**Exercise prompt:** Pictures stay out. Extract the lines below from the first one through the line with "threshold = 40", both included.

□ □ □ □ □ □ □

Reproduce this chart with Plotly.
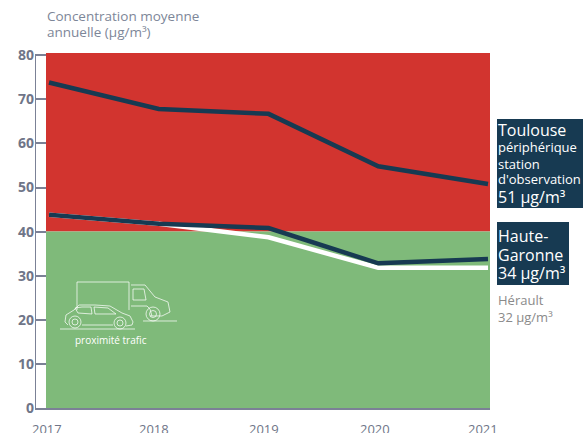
import plotly.graph_objects as go

years = [2017, 2018, 2019, 2020, 2021]
toulouse = [73.8, 67.8, 66.7, 54.8, 50.8]
haute_garonne = [43.8, 41.8, 40.8, 32.8, 33.8]
herault = [43.8, 41.8, 38.7, 31.8, 31.8]
y_ticks = [0, 10, 20, 30, 40, 50, 60, 70, 80]
threshold = 40

W, H = 583, 433
L, R, T, B = 35, 490, 53, 408
DARK = "#173a52"
GREY = "#7b8196"
RED = "#d2342f"
GREEN = "#7fba7a"
FONT = "Open Sans"

PX_PER_YEAR = 109.75
x_range = [2017 - (49 - L) / PX_PER_YEAR, 2017 + (R - 49) / PX_PER_YEAR]
y_range = [0, (B - T) / 44.1 * 10]


def px(x):
    return (x - L) / (R - L)


def py(y):
    return (B - y) / (B - T)


def path(points, close=False):
    s = "M " + " L ".join(f"{px(x):.4f},{py(y):.4f}" for x, y in points)
    return s + (" Z" if close else "")


fig = go.Figure()
for name, vals, col in [("Hérault", herault, "white"),
                        ("Haute-Garonne", haute_garonne, DARK),
                        ("Toulouse", toulouse, DARK)]:
    fig.add_trace(go.Scatter(x=years, y=vals, mode="lines", name=name,
                             line=dict(color=col, width=4.5, shape="linear"),
                             hoverinfo="x+y+name"))

shapes = []
rect_x0 = 2017 - 3 / PX_PER_YEAR
shapes.append(dict(type="rect", xref="x", yref="y", x0=rect_x0, x1=x_range[1],
                   y0=threshold, y1=y_range[1], fillcolor=RED, line_width=0, layer="below"))
shapes.append(dict(type="rect", xref="x", yref="y", x0=rect_x0, x1=x_range[1],
                   y0=0, y1=threshold, fillcolor=GREEN, line_width=0, layer="below"))
# y-axis line stops at the 80 tick
shapes.append(dict(type="line", xref="x", yref="y", x0=x_range[0], x1=x_range[0],
                   y0=0, y1=80, line=dict(color=GREY, width=2), layer="above"))
# Label boxes
for x0, y0, x1, y1 in [(497, 119, 583, 208), (497, 222, 569, 285)]:
    shapes.append(dict(type="rect", xref="paper", yref="paper", x0=px(x0), x1=px(x1),
                       y0=py(y1), y1=py(y0), fillcolor=DARK, line_width=0, layer="above"))

# Vehicle pictogram
icon = "rgba(255,255,255,0.72)"
icon_paths = [
    # truck box
    [(77, 310), (77, 282), (129, 282), (129, 310)],
    # cab
    [(131, 285), (145, 285), (155, 297), (168, 302), (170, 312), (162, 316), (150, 316)],
    [(133, 289), (144, 289), (146, 300), (133, 300), (133, 289)],
    [(131, 306), (147, 306), (150, 309), (152, 316)],
    # car body
    [(65, 322), (66, 315), (74, 310), (79, 305), (95, 305), (110, 306), (122, 313),
     (130, 316), (133, 322), (132, 325), (126, 326)],
    [(65, 322), (68, 325)],
    [(82, 325), (113, 325)],
    [(75, 308), (82, 307), (91, 307), (92, 314), (78, 313), (75, 308)],
    [(94, 307), (108, 308), (116, 314), (95, 314), (94, 307)],
    # ground lines
    [(60, 329), (135, 329)],
    [(143, 321), (177, 321)],
]
for p in icon_paths:
    shapes.append(dict(type="path", xref="paper", yref="paper", path=path(p),
                       line=dict(color=icon, width=1), layer="above"))
for cx, cy, r in [(75, 322, 6), (75, 322, 3), (120, 323, 6), (120, 323, 3),
                  (153, 314, 7), (153, 314, 3.5)]:
    shapes.append(dict(type="circle", xref="paper", yref="paper",
                       x0=px(cx - r), x1=px(cx + r), y0=py(cy + r), y1=py(cy - r),
                       line=dict(color=icon, width=1), layer="above"))

ann = []


def text(x, y, s, size, color, anchor="left"):
    ann.append(dict(xref="paper", yref="paper", x=px(x), y=py(y), text=s,
                    showarrow=False, xanchor=anchor, yanchor="middle", align=anchor,
                    xshift=0, borderpad=0,
                    font=dict(family=FONT, size=size, color=color)))


text(46, 16, "Concentration moyenne", 13.5, "#7d8698")
text(46, 32, "annuelle (µg/m³)", 13.5, "#7d8698")
text(497, 130, "Toulouse", 16, "white")
text(497, 147, "périphérique", 13, "white")
text(497, 164, "station", 13, "white")
text(497, 179, "d'observation", 13, "white")
text(497, 197, "51 µg/m³", 16, "white")
text(497, 236, "Haute-", 16, "white")
text(497, 255, "Garonne", 16, "white")
text(497, 273, "34 µg/m³", 16, "white")
text(497, 300, "Hérault", 13, "#8a8a8a")
text(497, 317, "32 µg/m³", 13, "#8a8a8a")
text(111, 340, "proximité trafic", 10, "white", "center")

# Year labels sit low, partly beyond the window edge, slightly left of their points
for yr, dx in zip(years, [-2, -5, -5, -3, -5]):
    ann.append(dict(xref="x", yref="paper", x=yr, y=py(429), text=str(yr),
                    showarrow=False, xanchor="center", yanchor="middle", xshift=dx,
                    font=dict(family=FONT, size=13, color="#6f7588")))

fig.update_layout(
    width=W, height=H, autosize=False,
    margin=dict(l=L, r=W - R, t=T, b=H - B),
    paper_bgcolor="white", plot_bgcolor="white",
    showlegend=False,
    shapes=shapes, annotations=ann,
    font=dict(family=FONT),
    xaxis=dict(range=x_range, tickmode="array", tickvals=years, showticklabels=False,
               ticks="", showgrid=False, zeroline=False,
               showline=True, linecolor=GREY, linewidth=2),
    yaxis=dict(range=y_range, tickmode="array", tickvals=y_ticks,
               ticks="inside", ticklen=11, tickwidth=2, tickcolor=GREY,
               showgrid=False, zeroline=False, showline=False,
               ticksuffix="\u00a0",
               tickfont=dict(family=FONT, size=14, color="#6f7588", weight="bold")),
)
fig.write_html("out.html", config=dict(displayModeBar=False),
               post_script="document.body.style.margin='0';document.documentElement.style.overflow='hidden';")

□ □ □ □ □ □ □

**The response:**
Reproduce this chart with Plotly.
import plotly.graph_objects as go

years = [2017, 2018, 2019, 2020, 2021]
toulouse = [73.8, 67.8, 66.7, 54.8, 50.8]
haute_garonne = [43.8, 41.8, 40.8, 32.8, 33.8]
herault = [43.8, 41.8, 38.7, 31.8, 31.8]
y_ticks = [0, 10, 20, 30, 40, 50, 60, 70, 80]
threshold = 40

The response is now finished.